Below is a listing; restate from it, character for character, the lines beginning at the line holding "Write a LaTeX" and ending at the line holding "(510,7) rectangle (967,592);", both included.
··· Data entries ···
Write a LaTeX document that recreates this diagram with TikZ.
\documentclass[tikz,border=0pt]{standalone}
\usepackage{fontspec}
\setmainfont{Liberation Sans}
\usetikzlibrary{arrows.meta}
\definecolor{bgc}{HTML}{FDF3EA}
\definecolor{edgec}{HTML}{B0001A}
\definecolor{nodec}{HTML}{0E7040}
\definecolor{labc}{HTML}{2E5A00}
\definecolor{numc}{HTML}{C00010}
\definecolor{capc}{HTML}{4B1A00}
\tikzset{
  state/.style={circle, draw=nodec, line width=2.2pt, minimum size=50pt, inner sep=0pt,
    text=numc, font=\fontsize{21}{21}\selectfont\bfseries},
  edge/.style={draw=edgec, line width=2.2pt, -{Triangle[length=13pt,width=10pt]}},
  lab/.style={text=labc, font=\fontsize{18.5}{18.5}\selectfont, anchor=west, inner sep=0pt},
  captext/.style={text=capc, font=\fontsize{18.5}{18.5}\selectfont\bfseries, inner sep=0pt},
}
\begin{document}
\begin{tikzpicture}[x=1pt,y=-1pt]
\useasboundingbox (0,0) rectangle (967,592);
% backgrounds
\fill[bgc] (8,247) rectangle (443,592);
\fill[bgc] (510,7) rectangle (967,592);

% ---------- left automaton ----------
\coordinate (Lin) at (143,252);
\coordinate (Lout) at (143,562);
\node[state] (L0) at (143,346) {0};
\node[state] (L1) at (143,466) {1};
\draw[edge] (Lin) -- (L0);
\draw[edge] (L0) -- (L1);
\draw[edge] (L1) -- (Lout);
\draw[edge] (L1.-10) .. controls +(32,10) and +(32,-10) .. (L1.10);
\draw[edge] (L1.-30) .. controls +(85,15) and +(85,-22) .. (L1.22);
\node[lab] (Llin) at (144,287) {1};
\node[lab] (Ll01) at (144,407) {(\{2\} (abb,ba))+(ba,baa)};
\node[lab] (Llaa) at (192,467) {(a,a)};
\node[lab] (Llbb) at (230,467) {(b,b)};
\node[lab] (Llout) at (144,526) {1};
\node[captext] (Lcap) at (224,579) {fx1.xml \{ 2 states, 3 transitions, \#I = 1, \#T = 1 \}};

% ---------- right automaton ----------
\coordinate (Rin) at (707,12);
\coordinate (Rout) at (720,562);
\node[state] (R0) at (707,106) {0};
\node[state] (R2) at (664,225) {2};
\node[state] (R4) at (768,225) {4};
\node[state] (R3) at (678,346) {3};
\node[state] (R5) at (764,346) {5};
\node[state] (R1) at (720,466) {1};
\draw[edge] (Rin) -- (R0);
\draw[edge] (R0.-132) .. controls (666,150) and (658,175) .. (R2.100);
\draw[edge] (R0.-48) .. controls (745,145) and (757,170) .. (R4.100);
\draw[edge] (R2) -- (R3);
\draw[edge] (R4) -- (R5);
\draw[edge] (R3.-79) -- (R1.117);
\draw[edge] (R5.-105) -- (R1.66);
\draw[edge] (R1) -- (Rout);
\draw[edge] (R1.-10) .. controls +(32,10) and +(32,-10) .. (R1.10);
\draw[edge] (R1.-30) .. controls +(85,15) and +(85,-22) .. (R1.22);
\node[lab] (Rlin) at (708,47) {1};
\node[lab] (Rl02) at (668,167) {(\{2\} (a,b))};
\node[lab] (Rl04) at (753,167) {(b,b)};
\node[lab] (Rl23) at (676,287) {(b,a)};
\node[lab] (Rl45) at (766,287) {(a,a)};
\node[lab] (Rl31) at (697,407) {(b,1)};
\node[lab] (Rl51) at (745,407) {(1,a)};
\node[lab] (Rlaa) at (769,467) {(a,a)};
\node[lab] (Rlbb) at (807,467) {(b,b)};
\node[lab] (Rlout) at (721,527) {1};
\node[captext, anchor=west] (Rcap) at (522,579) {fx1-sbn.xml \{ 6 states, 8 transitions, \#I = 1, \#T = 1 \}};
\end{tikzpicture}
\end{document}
···
··· Data entries ···
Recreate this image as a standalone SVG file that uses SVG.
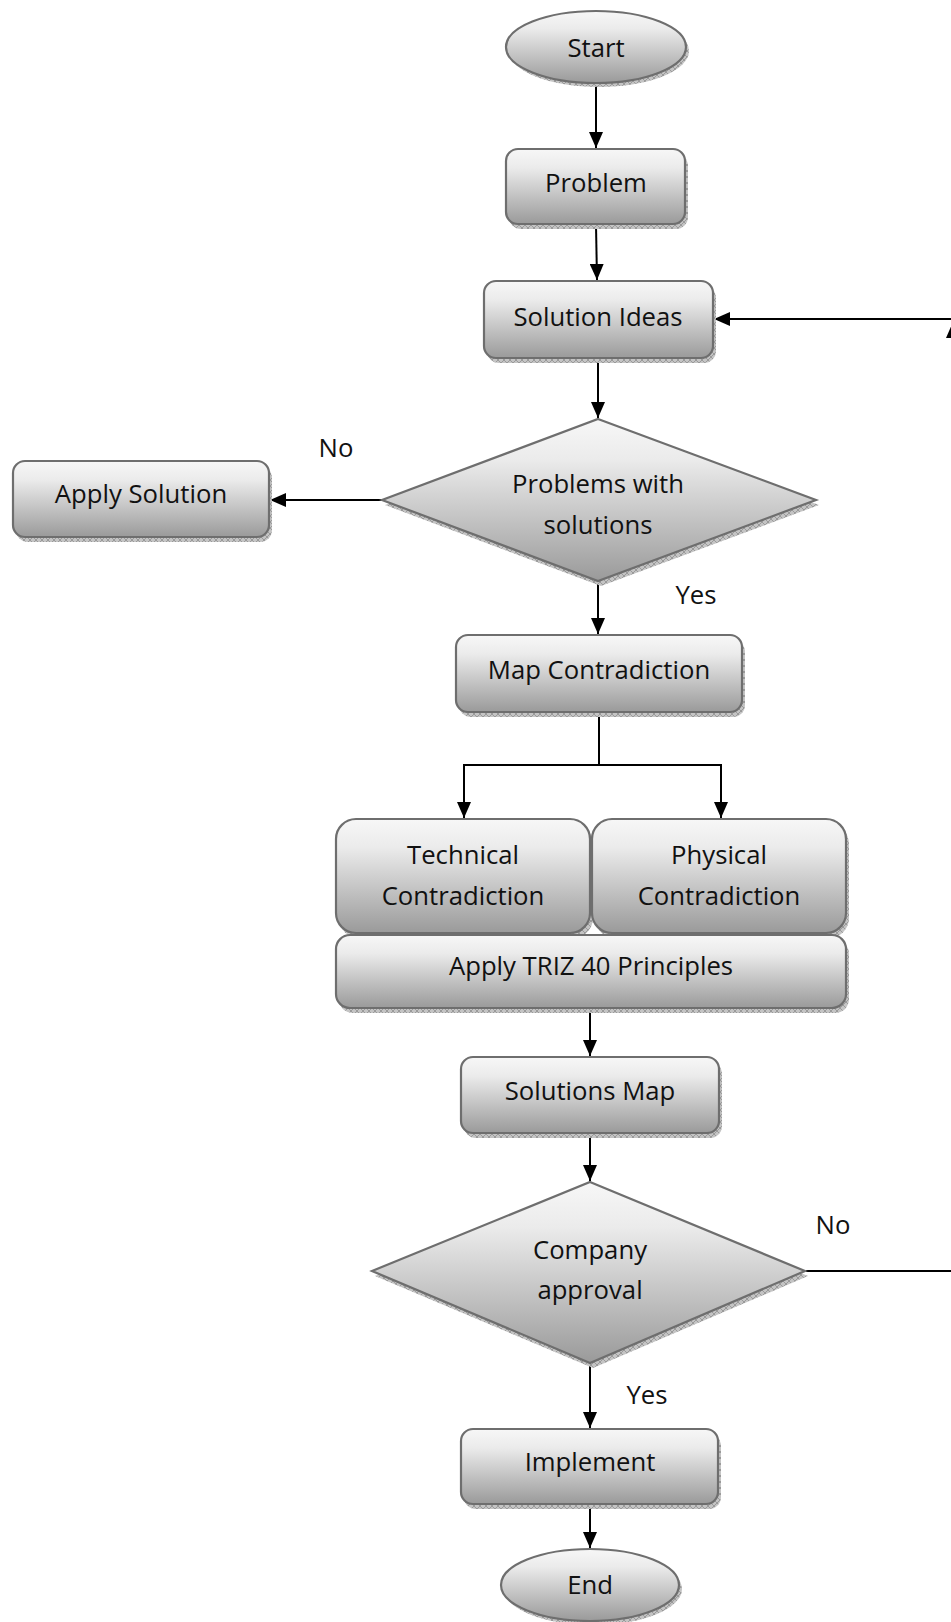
···
**Answer in full:**
Write a LaTeX document that recreates this diagram with TikZ.
\documentclass[tikz,border=0pt]{standalone}
\usepackage{fontspec}
\setmainfont{Liberation Sans}
\usetikzlibrary{arrows.meta}
\definecolor{bgc}{HTML}{FDF3EA}
\definecolor{edgec}{HTML}{B0001A}
\definecolor{nodec}{HTML}{0E7040}
\definecolor{labc}{HTML}{2E5A00}
\definecolor{numc}{HTML}{C00010}
\definecolor{capc}{HTML}{4B1A00}
\tikzset{
  state/.style={circle, draw=nodec, line width=2.2pt, minimum size=50pt, inner sep=0pt,
    text=numc, font=\fontsize{21}{21}\selectfont\bfseries},
  edge/.style={draw=edgec, line width=2.2pt, -{Triangle[length=13pt,width=10pt]}},
  lab/.style={text=labc, font=\fontsize{18.5}{18.5}\selectfont, anchor=west, inner sep=0pt},
  captext/.style={text=capc, font=\fontsize{18.5}{18.5}\selectfont\bfseries, inner sep=0pt},
}
\begin{document}
\begin{tikzpicture}[x=1pt,y=-1pt]
\useasboundingbox (0,0) rectangle (967,592);
% backgrounds
\fill[bgc] (8,247) rectangle (443,592);
\fill[bgc] (510,7) rectangle (967,592);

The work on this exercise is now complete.